The state of e-commerce during the pandemic: opportunities, trends and disruptions

ByIon Ilasco

The state of e-commerce during the pandemic: opportunities, trends and disruptions

E-commerce refers to the process of buying and selling goods and services using the internet and associated digital tools. Over the last decade, it has followed a steady, confident growth integrating a myriad of platforms, organizations, and customers from all over the world. The current global pandemic has had a major impact on e-commerce, making it at one point the only option for customers to satisfy their needs in terms of shopping for necessities and making other purchases. Such a turn of events opened up many opportunities but also caused several problems for those operating within the digital realm.

A recent report published by Eurostat mentions that in the European Union people aged 25-34 were the most active e-shoppers in 2020 compared to other age groups. At the same time, the most popular purchases in the EU-27 during 2020 related to buying casual and sports clothing, shoes, or accessories, with 62% of the respondents to the yearly survey conducted under Eurostat indicating this category. The second most popular online purchases were deliveries from restaurants (37%) followed by computers and phones (30%), cosmetics and beauty products (24%), and sports goods with 23 %.

However, the COVID-19 pandemic has shifted customer behaviors and preferences when shopping online.

In the United States, there was a spike in book sales with a growth of almost 300% at the beginning of the pandemic. Cleaning products grew by 235% while sports items and toy sales saw an average of 120% increase on a year-over-year basis. Overall, in the US, the total e-commerce sales for 2020 reached US$790 billion, a significant increase of 32% on 2019.

It is important to mention that the measures taken by national/local authorities to combat the effects of the pandemic had a direct impact on customer behavior. In the United States, for example, where hairdressers were closed during lockdown periods, the number of hair clippers sold online during this time rose by 166%.

The COVID-19 crisis has substantially advanced the expansion of e-commerce thus creating a number of unique opportunities for companies to penetrate the digital market and contribute to digital acceleration. Consider the fact that it took only five months for Disney Plus to hit 50 million paying subscribers in 2020, while Netflix had previously spent seven years reaching this benchmark. Moreover, as a means to achieve physical distancing, elderly customers started to engage in e-commerce more frequently and by doing so added another social stratum for companies to target.

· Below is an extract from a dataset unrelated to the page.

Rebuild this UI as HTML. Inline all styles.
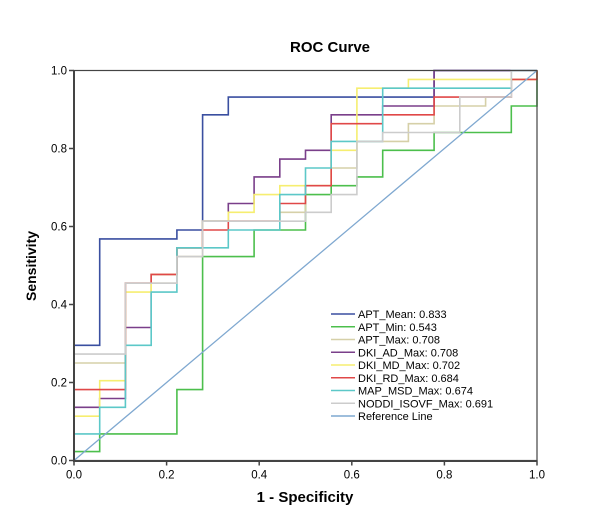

Around 42% of consumers in the EU aged 55-74 years were making purchases at least once or twice during a 3-month period prior to the moment of being questioned using online platforms, while 35% of the same age group were placing between 3 to 5 orders within the similar time frame. Similarly, a report published by the Organization for Economic Co-operation and Development states that that the increase in the share of online purchases is the highest for users in their 60s.

As the pandemic spread, several countries imposed strict lockdown rules and border closures, thus restricting the movement of people and goods. As a result, many supply chains around the world failed completely while the majority was severely disrupted. The impact was more severe for smaller players who, due to a lack of internal resources and the reliance on third-party logistics services, found themselves unable to cope with the consequences of the crisis.

Despite the fact that governments aimed to foster e-commerce during the crisis, in many cases access to the digital market was restricted by rigid or outdated regulations. Moreover, in some cases, the elements of a ‘level playing field’ were missing thus leading to unfair competition and even a total lack of it.